The Poisson is a good model when the following assumptions are true:

  • The number of times an event occurs in an interval takes values \(0,1,2,\dots\).

  • Events occur independently.

  • The probability that an event occurs is constant per unit of time.

  • The average rate at which events occur is constant.

  • Events cannot occur at the same time.

When these assumptions are valid, we can write:

\[ X\sim \operatorname{Pois}(\lambda), \]

where \(\lambda>0\) is the rate at which the events occur. The pmf of the Poisson is:

\[ p(X=k) = \frac{\lambda^ke^{-\lambda}}{k!}. \]

The expectation of the Poisson is:

\[ \mathbb{E}[X] = \sum_{k=0}^\infty k p(X=k) = \lambda. \]

The variance is:

\[ \mathbb{V}[X] = \dots = \lambda. \]

Let’s look at a specific example. Historical data show that a major earthquake occurs once every 100 years on average in a given region.

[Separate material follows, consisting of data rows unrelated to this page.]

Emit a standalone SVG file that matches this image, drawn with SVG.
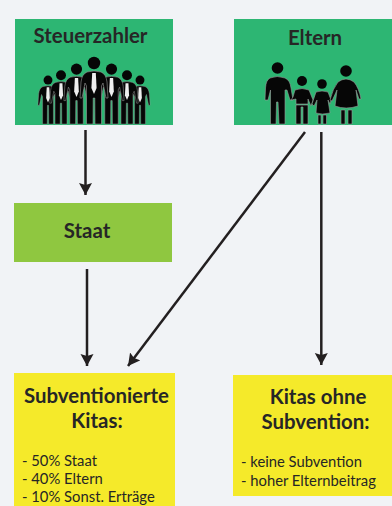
<svg xmlns="http://www.w3.org/2000/svg" width="392" height="506" viewBox="0 0 392 506">
<style>
.g{fill:#2db673}.y{fill:#f5ea2a}.s{fill:#8fc740}
text{font-family:"Lato","Open Sans",sans-serif;fill:#262626}
.h{font-weight:700;font-size:20.4px;text-anchor:middle}
.b{font-size:14.8px;font-family:"Lato",sans-serif}
.c{stroke:#231f20;stroke-width:2.5;fill:none}
.p{fill:#060606}
.o{fill:#060606;stroke:#9a9a9a;stroke-width:.6}
</style>
<defs>
<marker id="a" markerUnits="userSpaceOnUse" markerWidth="14" markerHeight="14" refX="12" refY="6.5" orient="auto"><path d="M0 0L12 6.500L0 13L2 6.500Z" fill="#231f20"/></marker>
<g id="man">
<circle cx="0" cy="-61" r="6.200" class="p"/>
<path class="o" d="M-7 -52Q0 -54 7 -52Q12 -50 13 -42L14 -26L12 -26L9 -41L7.500 -38L7.500 0L1 0L.8 -26L-.8 -26L-1 0L-7.500 0L-7.500 -38L-9 -41L-12 -26L-14 -26L-13 -42Q-12 -50 -7 -52Z"/>
<path d="M-1.800 -51H1.800L2.600 -36L0 -30L-2.600 -36Z" fill="#eee"/>
</g>
</defs>
<rect width="392" height="506" fill="#f1f3f6"/>
<g id="connectors">
<path class="c" d="M85.500 130V195" marker-end="url(#a)"/>
<path class="c" d="M87 269V366" marker-end="url(#a)"/>
<path class="c" d="M305 132L128 366" marker-end="url(#a)"/>
<path class="c" d="M321.300 132V365" marker-end="url(#a)"/>
</g>
<g id="steuerzahler">
<rect class="g" x="15" y="19" width="158" height="106"/>
<text class="h" x="90.500" y="43">Steuerzahler</text>
<use href="#man" transform="translate(48,124) scale(.72)"/>
<use href="#man" transform="translate(140,124) scale(.72)"/>
<use href="#man" transform="translate(61,124) scale(.8)"/>
<use href="#man" transform="translate(127,124) scale(.8)"/>
<use href="#man" transform="translate(76.500,124) scale(.9)"/>
<use href="#man" transform="translate(111.500,124) scale(.9)"/>
<use href="#man" transform="translate(94,124)"/>
</g>
<g id="eltern">
<rect class="g" x="234" y="19" width="158" height="106"/>
<text class="h" x="315" y="44.500">Eltern</text>
<g class="p">
<circle cx="277.500" cy="68" r="5.800"/>
<path class="o" d="M270 78Q277 75 285 78Q290 80 291 88L293 100L290 100L287 90L285 90V124H279L278 102H276.500L276 124H270.500V90L268 100L265 100L265.500 88Q266 80 270 78Z"/>
<circle cx="302" cy="81" r="5"/>
<path class="o" d="M295 90Q302 87 309 90L313 100L311 106L308 99V104H296V99L291 100L293 97ZM296 105H308V124H303V107H301V124H296Z"/>
<circle cx="322" cy="84" r="4.800"/>
<path class="o" d="M316 92Q322 90 328 92L331 100L330 104L328 100L330 113Q322 115 316 113L317 100L314 106L312 104ZM318 115H321V124H318ZM323 115H326.500V124H323Z"/>
<circle cx="346" cy="71" r="5.800"/>
<path class="o" d="M338 82Q346 76 354 82Q359 88 361 99L359 99L356 90L358 106Q346 110 335 106L337 90L332 101L330 100Q333 88 338 82ZM341 110H345V124H341ZM348 110H352V124H348Z"/>
</g>
</g>
<g id="staat">
<rect class="s" x="14" y="203" width="158" height="59"/>
<text class="h" x="87" y="238">Staat</text>
</g>
<g id="subventionierte">
<rect class="y" x="14" y="373" width="161" height="133"/>
<text class="h" x="96.500" y="403">Subventionierte</text>
<text class="h" x="97" y="428">Kitas:</text>
<text class="b" x="22" y="466">- 50% Staat</text>
<text class="b" x="22" y="484">- 40% Eltern</text>
<text class="b" x="22" y="502">- 10% Sonst. Erträge</text>
</g>
<g id="ohne">
<rect class="y" x="233" y="375" width="159" height="121"/>
<text class="h" x="318" y="404">Kitas ohne</text>
<text class="h" x="315.500" y="429">Subvention:</text>
<text class="b" x="241" y="467">- keine Subvention</text>
<text class="b" x="241" y="486">- hoher Elternbeitrag</text>
</g>
</svg>
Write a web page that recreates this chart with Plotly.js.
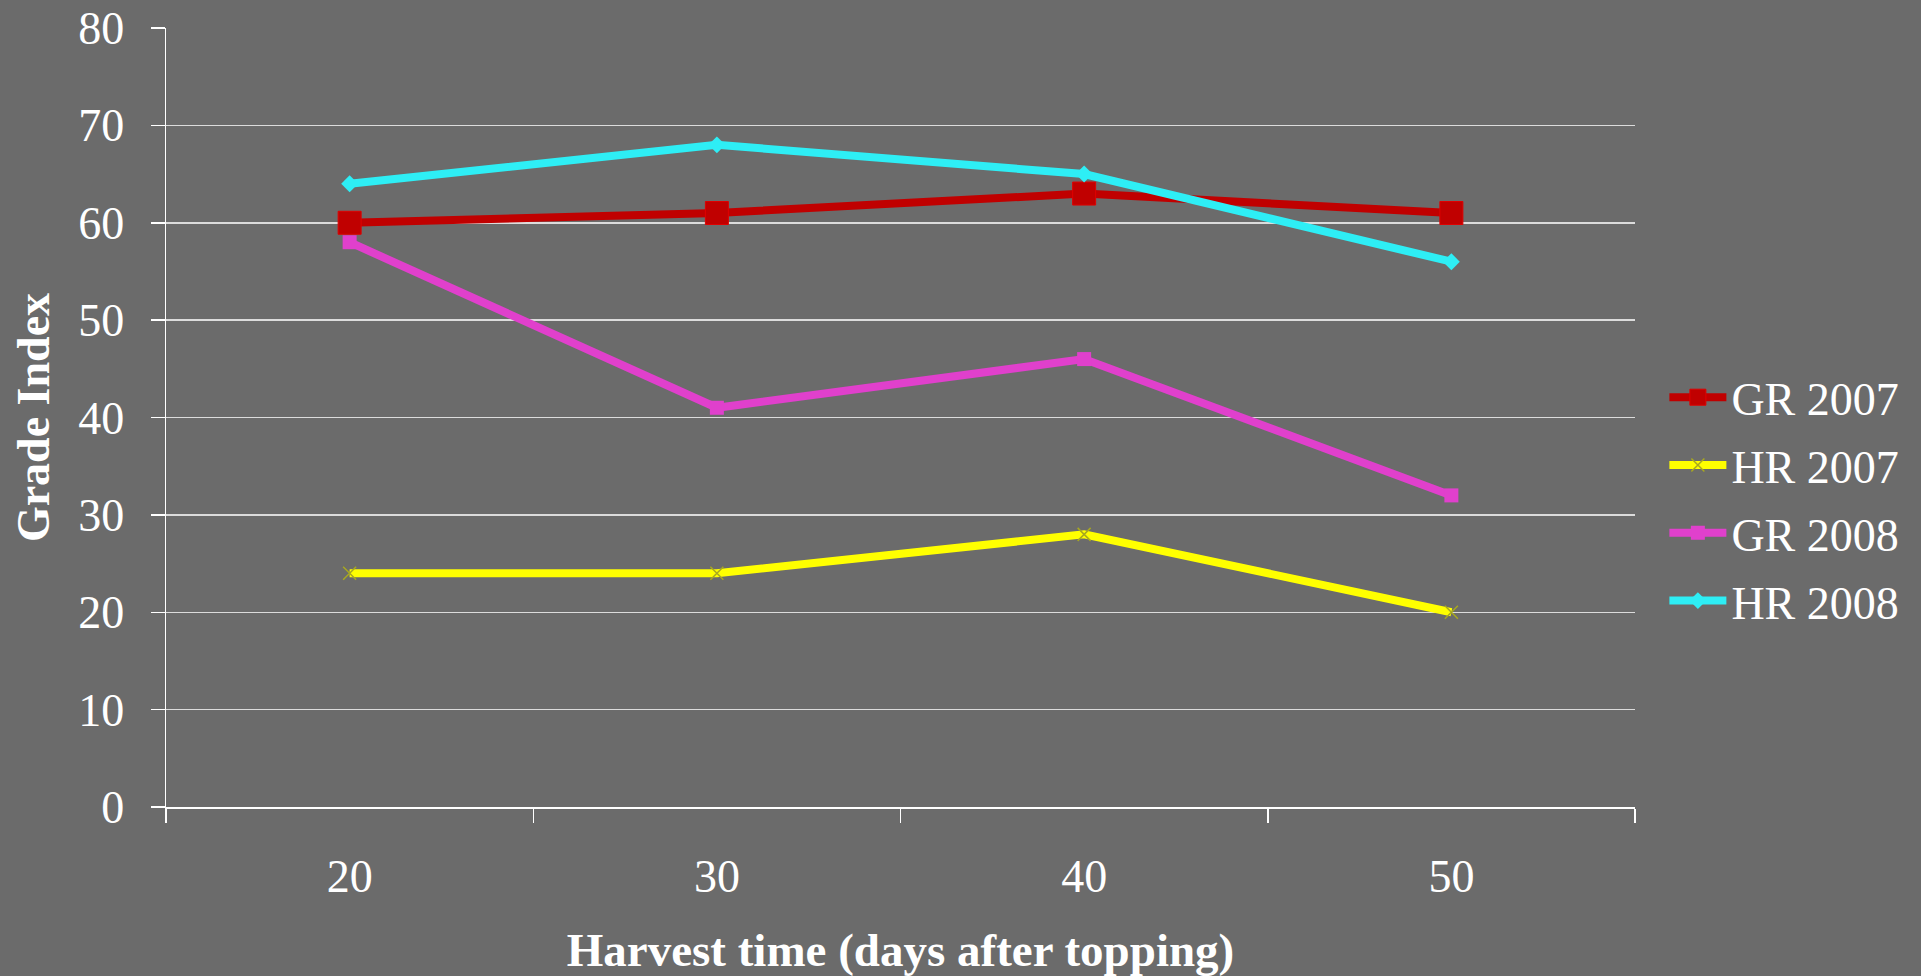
<!DOCTYPE html>
<html>
<head>
<meta charset="utf-8">
<script src="https://cdn.plot.ly/plotly-3.0.1.min.js"></script>
<style>html,body{margin:0;padding:0;background:#6b6b6b;}</style>
</head>
<body>
<div id="chart" style="width:1921px;height:976px;"></div>
<script>
const categories = ['20', '30', '40', '50'];
const gr2007 = [60, 61, 63, 61];
const hr2007 = [24, 24, 28, 20];
const gr2008 = [58, 41, 46, 32];
const hr2008 = [64, 68, 65, 56];
const yTicks = [0, 10, 20, 30, 40, 50, 60, 70, 80];

const font = 'Liberation Serif, Times New Roman, serif';

const traces = [
  {x: categories, y: gr2007, name: 'GR 2007', legendgroup: 'a', type: 'scatter', mode: 'lines+markers',
   line: {color: '#C00000', width: 8},
   marker: {symbol: 'square', size: 23, color: '#C00000', line: {color: '#E00000', width: 1}}},
  {x: categories, y: hr2007, name: 'HR 2007', legendgroup: 'b', type: 'scatter', mode: 'lines+markers',
   line: {color: '#FFFF00', width: 8},
   marker: {symbol: 'x-thin-open', size: 13, color: '#A8A820', line: {color: '#A8A820', width: 1.5}}},
  {x: categories, y: gr2008, name: 'GR 2008', legendgroup: 'c', type: 'scatter', mode: 'lines+markers',
   line: {color: '#E040CC', width: 8},
   marker: {symbol: 'square', size: 14, color: '#E040CC'}},
  {x: categories, y: hr2008, name: 'HR 2008', legendgroup: 'd', type: 'scatter', mode: 'lines+markers',
   line: {color: '#2EEEF5', width: 8},
   marker: {symbol: 'diamond', size: 13, color: '#2EEEF5'}}
];

const layout = {
  width: 1921, height: 976,
  paper_bgcolor: '#6b6b6b', plot_bgcolor: '#6b6b6b',
  margin: {l: 166, r: 286, t: 28, b: 169, autoexpand: false},
  font: {family: font, color: '#ffffff', size: 46},
  showlegend: true,
  legend: {x: 1.02, xanchor: 'left', y: 0.395, yanchor: 'middle', bgcolor: 'rgba(0,0,0,0)',
           font: {family: font, size: 46, color: '#ffffff'}, itemwidth: 57, tracegroupgap: 5},
  xaxis: {
    type: 'category', range: [-0.5, 3.5], tickson: 'boundaries', ticks: 'outside', ticklen: 14, tickwidth: 1.5,
    tickcolor: '#ffffff', showline: true, linecolor: '#ffffff', linewidth: 1.5,
    showgrid: false, zeroline: false, automargin: false, ticklabelstandoff: 28,
    tickfont: {family: font, size: 46, color: '#ffffff'},
    title: {text: '<b>Harvest time (days after topping)</b>', font: {family: font, size: 47, color: '#ffffff'}, standoff: 34}
  },
  yaxis: {
    range: [0, 80], tickvals: yTicks, ticktext: yTicks.map(String), ticks: 'outside', ticklen: 14, tickwidth: 1.5,
    tickcolor: '#ffffff', showline: true, linecolor: '#ffffff', linewidth: 1.5,
    showgrid: true, gridcolor: '#dcdcdc', gridwidth: 1.5, zeroline: false, automargin: false,
    ticklabelstandoff: 17,
    tickfont: {family: font, size: 46, color: '#ffffff'},
    title: {text: '<b>Grade Index</b>', font: {family: font, size: 46, color: '#ffffff'}, standoff: 14}
  }
};

Plotly.newPlot('chart', traces, layout, {displayModeBar: false, staticPlot: true});
</script>
</body>
</html>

What is the probability that \(k\) such earthquakes will occur within the next 100 years? Let \(X\) be the random variable corresponding to the number of earthquakes over the next 100 years. Assuming the Poisson model is valid, the rate parameter is \(\lambda = 1\), and we have:

\[ X\sim \operatorname{Pois}(1). \]

The probabilities are:

X = st.poisson(1.0)
ks = range(6)
fig, ax = plt.subplots()
ax.bar(ks, X.pmf(ks))
ax.set_xlabel('Number of major earthquakes in next 100 years')
ax.set_ylabel('Probability of occurrence')
sns.despine(trim=True);
../_images/b124b7c3e7cd97b16cd4f62fde65c7856b35cb247fe7a55dbbefa26b66c3e03c.svg

Questions#

  • How would the rate parameter \(\lambda\) change if the rate with each major earthquake occurred in the past was two every 100 years? Plot the pmf of the new Poisson random variable. You may have to add more points to the x-axis.